Getting Other People’s Changes
Say that you were offline for a couple hours (or days…) and are just returning to your project. Your teammates may have committed and pushed code while you were away, and you want to get all their changes. Git gives you two ways to do this: fetch and pull.
Fetching retrieves all the new updates (commits, files, etc.) from the remote repository and copies them to your local repository. These new updates exist separately from the rest of your work, allowing you to look into them independently from any changes you’ve made locally. If you want your team’s updates to be integrated with your local changes, you’ll need to merge them in.

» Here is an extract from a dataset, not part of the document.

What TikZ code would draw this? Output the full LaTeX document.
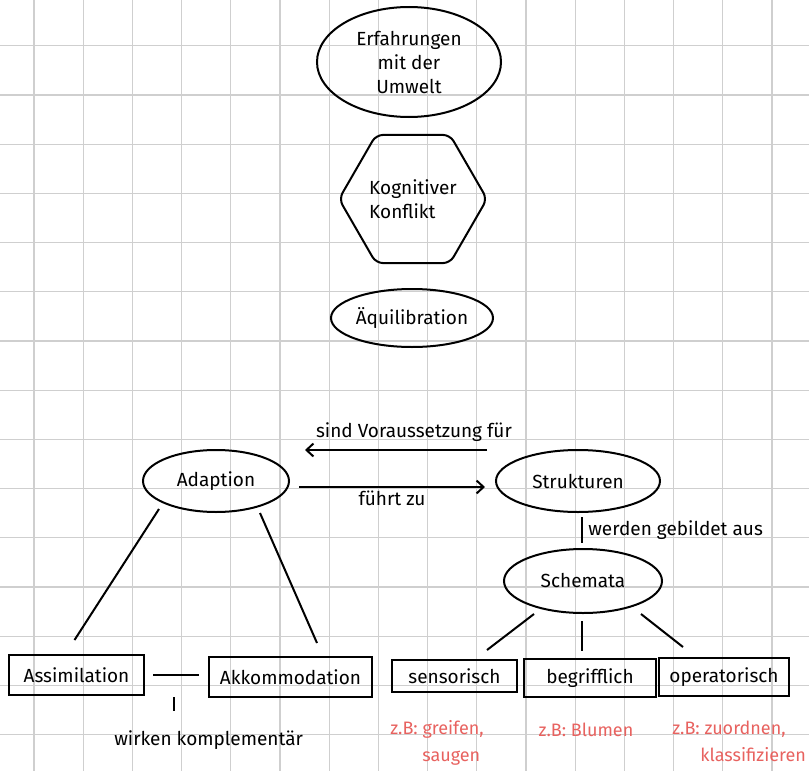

This can potentially cause merge conflicts if both you and your teammates' commits changed the same lines of code. (Although, to be honest, Git can get confused and think all kinds of things are “conflicts” even when they’re not, so watch out for that). Thankfully, GitKraken has a slick tool for helping you fix your merge conflicts (this was, by far, the #1 reason our team recently switched to GitKraken from Sourcetree):
Pulling simply combines fetching and merging into one step. It retrieves all the new updates from the remote repository and automatically tries to merge them into your local repository, possibly triggering merge conflicts for you to resolve along the way.
In GitKraken, both fetching and pulling can be performed using the top toolbar. The following example shows a pull, though you can see for a brief moment how it first fetches the new commit before merging it in.
Git Out There
I’ve covered the rudimentary operations of Git and how to do them in GitKraken, but there’s much more to learn! In a future post I hope to cover branch/fork-based workflows, pull requests, and rebasing, all of which can play a role in using Git for larger projects.
As always, I welcome your feedback and questions. Happy coding!